Law of cotangents

The previous post commented that the law of tangents is much less familiar than the laws of sines and cosines. The law of cotangents is even more obscure. If you ask Google’s Ngram viewer to plot occurrences of “law of cotangents” over time, it will return “Ngrams not found: law of cotangents.”

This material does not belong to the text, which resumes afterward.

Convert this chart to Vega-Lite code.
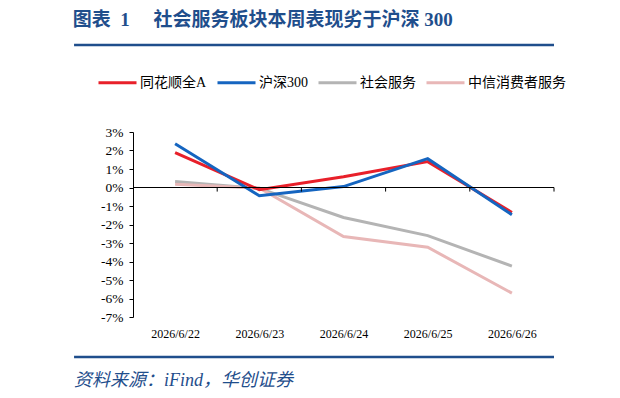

What is this law of cotangents?

As in the previous post, let a, b, and c be the lengths of the sides of a triangle and let α, β, and γ be the angles opposite a, b, and c respectively. Furthermore, let s be the semiperimeter, half the perimeter of the triangle.

s = (a + b + c)/2

Then the law of cotangents says

\frac{\cot \alpha/2}{s - a} = \frac{\cot \beta/2}{s - b} = \frac{\cot \gamma/2}{s - c} = \frac{1}{r}

Here r is the radius of the incircle. It turns out r is given by

r = \sqrt{\frac{(s-a)(s-b)(s-c)}{s}}

This equation for the radius of the inscribed circle may remind you of Heron’s formula for the area of the triangle:

A = \sqrt{s(s-a)(s-b)(s-c)}

These are related: you can quickly prove Huron’s formula using the law of cotangents.

Are there any more law of <insert trig function>? Not that I know of. Of the six basic trig functions, the only two we’re missing are secant and cosecant, and as far as I can tell there is no “law of secants” or “law of cosecants.”